Very logic indeed... *we start from the basis of natural selection*... ahh, so you believe in a blind, ilogic, progress. Evolution is a theory that leaves out reason. Afterwards, we enter mythology.
Cyber-philosophy? As far as I know, much of what is known with the sublime name of *philosophy* is purely inteligible, and never taken from experience... and then, cyber philosophy? Strange rot under this tree. We all know Nietzsche's famous word *philosopher is the bad conscience of his time*... this conformist site tries to justify a system which destroys communication? Error number 3.
Absolute trues are taken indeed here. If they exist or not, thats another discussion. Mostly different from what I have seen in the pointless blind debate here. Quoting Descartes, without changing anything at all from his thougt, and re-quoting his criticisers.

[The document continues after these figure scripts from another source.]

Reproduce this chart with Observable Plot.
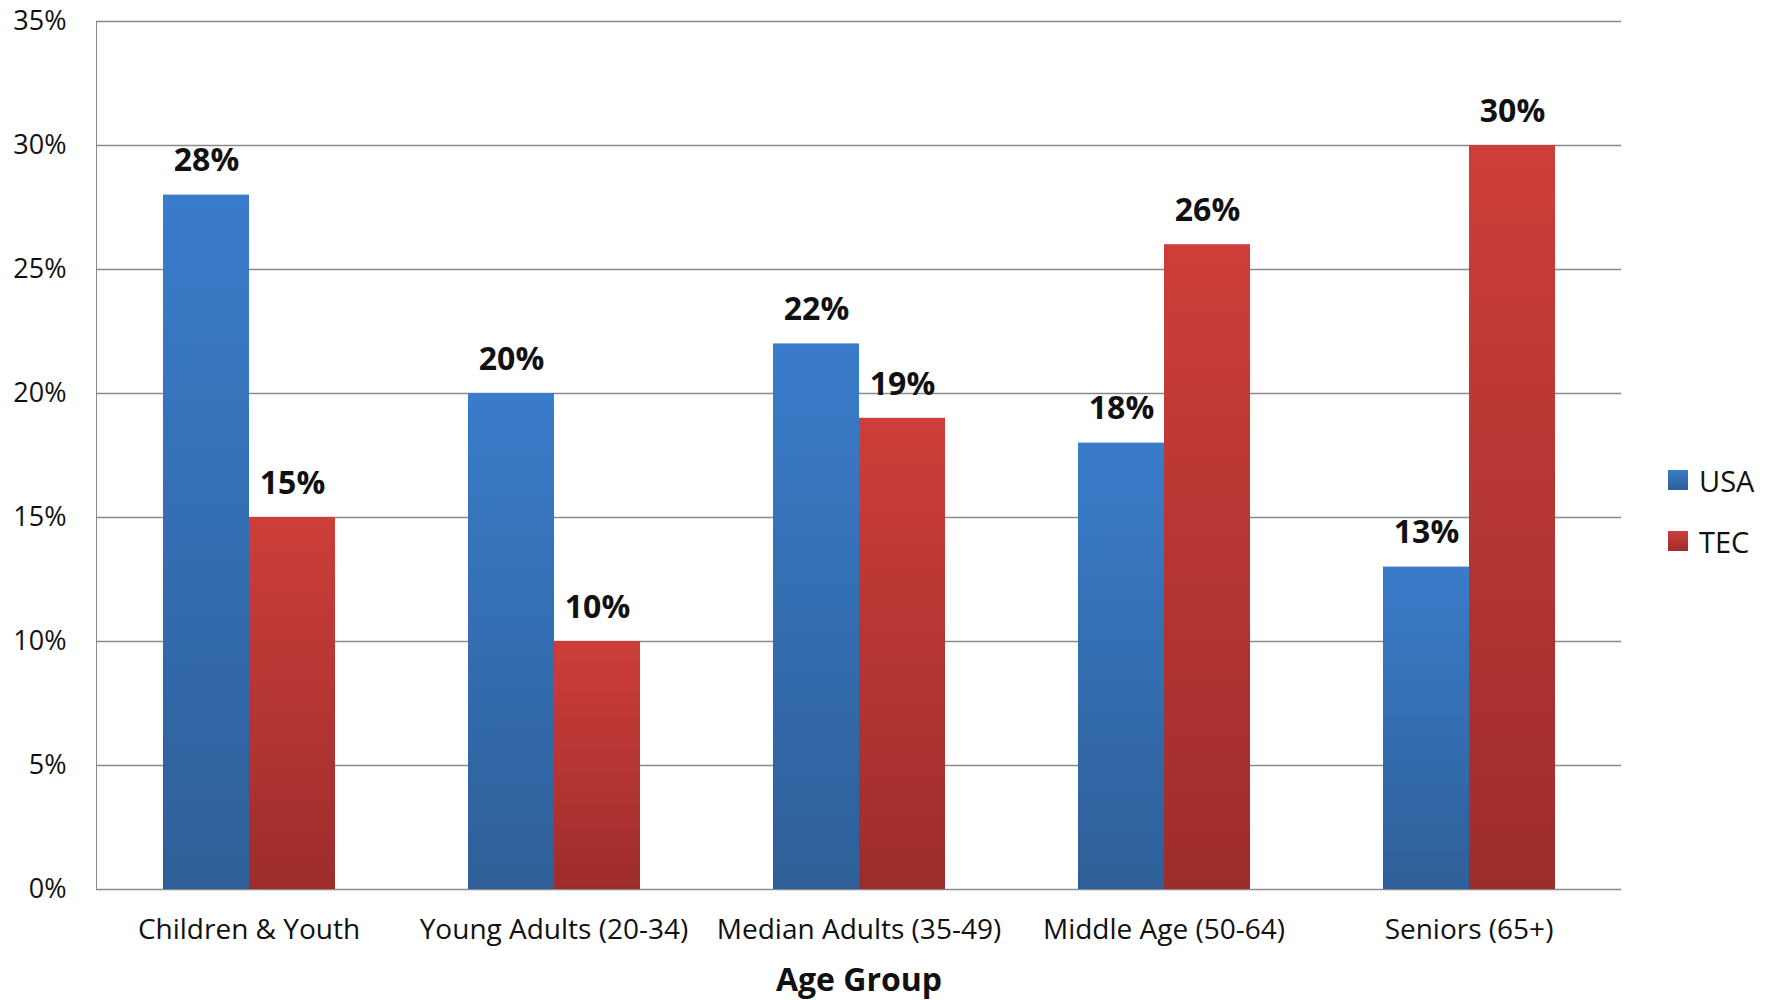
<!DOCTYPE html>
<html>
<head>
<meta charset="utf-8">
<script src="https://cdn.jsdelivr.net/npm/d3@7"></script>
<script src="https://cdn.jsdelivr.net/npm/@observablehq/plot@0.6"></script>
<style>
  html, body { margin: 0; padding: 0; background: #fff; }
  #wrap { position: relative; width: 1781px; height: 1000px; overflow: hidden; }
  #chart svg text { fill: #111; }
  #chart g[aria-label="fx-axis label"] text { font-weight: bold; font-size: 32px; }
  #chart g[aria-label="fx-axis tick label"] text { font-size: 28px; }
  #chart g[aria-label="y-axis tick label"] text { font-size: 27px; }
  .legend { position: absolute; left: 1668px; top: 0; font-family: "Open Sans", sans-serif; font-size: 29px; color: #111; }
  .legend .item { position: absolute; left: 0; display: flex; align-items: center; white-space: nowrap; height: 40px; }
  .legend .sw { width: 20px; height: 20px; margin-right: 11px; }
</style>
</head>
<body>
<div id="wrap">
  <div id="chart"></div>
  <div class="legend" id="legend"></div>
</div>
<script>
const categories = ["Children & Youth", "Young Adults (20-34)", "Median Adults (35-49)", "Middle Age (50-64)", "Seniors (65+)"];
const series = ["USA", "TEC"];
const usaValues = [28, 20, 22, 18, 13];
const tecValues = [15, 10, 19, 26, 30];
const yTicks = [0, 5, 10, 15, 20, 25, 30, 35];
const gradients = {
  USA: ["#3a7cca", "#2e5f98"],
  TEC: ["#cd3e3a", "#9d2d2c"]
};

const data = categories.flatMap((c, i) => [
  {cat: c, series: "USA", value: usaValues[i]},
  {cat: c, series: "TEC", value: tecValues[i]}
]);

const plot = Plot.plot({
  width: 1781,
  height: 1000,
  marginLeft: 95,
  marginRight: 159,
  marginTop: 21,
  marginBottom: 111,
  style: {fontFamily: "Open Sans, sans-serif", fontSize: "26px", color: "#8a8a8a", background: "white", overflow: "visible"},
  fx: {domain: categories, padding: 0, label: "Age Group", labelAnchor: "center", labelOffset: 101, tickSize: 0, tickPadding: 30, axis: "bottom"},
  x: {domain: series, paddingInner: 0, paddingOuter: 0.755, axis: null},
  y: {domain: [0, 35], ticks: yTicks, tickFormat: d => d + "%", tickSize: 0, tickPadding: 30, label: null, line: true},
  marks: [
    Plot.ruleY(yTicks, {stroke: "#8a8a8a", strokeWidth: 1.5}),
    Plot.barY(data.filter(d => d.series === "USA"), {fx: "cat", x: "series", y: "value", fill: "url(#gUSA)"}),
    Plot.barY(data.filter(d => d.series === "TEC"), {fx: "cat", x: "series", y: "value", fill: "url(#gTEC)"}),
    Plot.text(data, {fx: "cat", x: "series", y: "value", text: d => d.value + "%", dy: -34, fontWeight: "bold", fontSize: 32, fill: "#111"})
  ]
});

const defs = series.map(s => `<linearGradient id="g${s}" x1="0" y1="0" x2="0" y2="1"><stop offset="0" stop-color="${gradients[s][0]}"/><stop offset="1" stop-color="${gradients[s][1]}"/></linearGradient>`).join("");
plot.insertAdjacentHTML("afterbegin", `<defs>${defs}</defs>`);
document.getElementById("chart").appendChild(plot);

const legend = document.getElementById("legend");
const legendTops = {USA: 460, TEC: 521};
series.forEach(s => {
  const item = document.createElement("div");
  item.className = "item";
  item.style.top = legendTops[s] + "px";
  item.innerHTML = `<span class="sw" style="background:linear-gradient(${gradients[s][0]}, ${gradients[s][1]})"></span><span>${s}</span>`;
  legend.appendChild(item);
});
</script>
</body>
</html>
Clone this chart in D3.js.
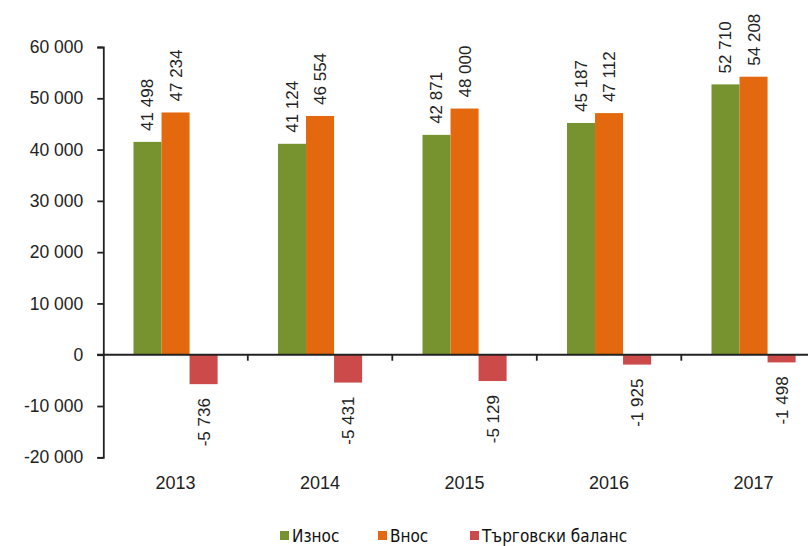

The only great thing I see here is that the site is pointless... art for art... it is pretty obvious that pointless are *away from good and evil*. And this being a project without future, without point, absurd... is great...
Author: Izabela (belaf[at]hotmail.com)
Date: Sep 29, 2000REPLY: First-order-logic is too naive for philosophy..
Author: Paul Barrette (slanted_pirate[ at ]hotmail.com)
Date: Sep 10, 2000
REPLY: First-order-logic is too naive for philosophy!
Is it an absolute truth that there are no absolute truths?
Shut up Sophists, we say again! Out with your basic old tautologies and contradictions coming from the naive first-order-logic!! In fact, first-order-logic fits right for exact models, such as maths or computer science, but we should use something that would fit reality better for philosophical questions, wich hold a greater level of abstraction!!
Author: C.Herger Thomann (cherger[ at ]townsqr.com)
Date: Dec 20, 2000REPLY:
Stating that philosophy has a higher level of abstraction is just saying that it just wants to accept mystic truths without having to back them up other than in the abstract.
If philosophy is just abstract, then fine. Most of the arguers seem to promote it as an actual view of the world and its workings, however.
Wrongo. The world cares not for your beliefs. It will continue to chug along merrily with or without you. Whether you look in the box or not, the cat is there or not regardless. Your looking only influences your perception, not the cat.
Author: Louis Barson (horatio_the_pig[ at ]hotmail.com)
Date: Dec 23, 2000REPLY: How can there be a universe for us outside of what we percive?
Look man, first you must admit that we can influence the world of our senses, when we dig, the earth under us moves, for us at least. Second you must admit that there is no evidence whatsoever for a possitive assertion of a world apart from our sense perception. We can make models and postulate new worlds but we cannot actually know anything about things that do not affect our senses in any way. If something new is found, by virtue of being found it is incorporated into our world of sense perception.
Now having said that, whether or not the world 'cares' about our beliefs is completely beside the point. Abstract views are about the world and do affect the world. Action is the lowest level of abstraction. The more syllogistic systems become, the more abstract they become. Language is an abstraction. Language affects the world. If we can provoke action with words than language can affect the world just as much as action can. We must remember that we only think that actions affect the world through induction.
Abstract systems do relate to the world, philosophy can create models of the world as we know it, the only world.
If a philosophy can demonstrate that its abstract system is consistant with the part of the world it relates to, any 'truths' it descovers will immediately become part of the real world by virtue of being part of our sense perception.
The only way a so called mystic truth (I am intereprating that as meaning a vague unprovable belief) could gain more credence through philosophy would be through being rigorously demonstrated by a good abstract system, proving it true for the real world. Philosophy is not a haven for mystic truths, it either turns them into scientific knowledge, regects them until it has a different method or finds them false.
It really doesn't matter to me whether the world chugs along merrily without me. If im not there what can the world mean to me? Nothing.
As for whether the cat is in the box or not, for our everyday experience that may well be true. However for subatomic particles it is not. To prove it would require a very long discussion however if you are interested in the proof and more info on mysticism, physics and western philosophy I would recomend 'The Tao of Physics'
Im sorry if im confusing or confused, I have only just started studying philosophy. I find the PCP rather daunting and almost definately founded on shaky principles. When I understand the project better I will pass judgement. Till then, Chiao punks. Dont do anything that BigLoui wouldn't do.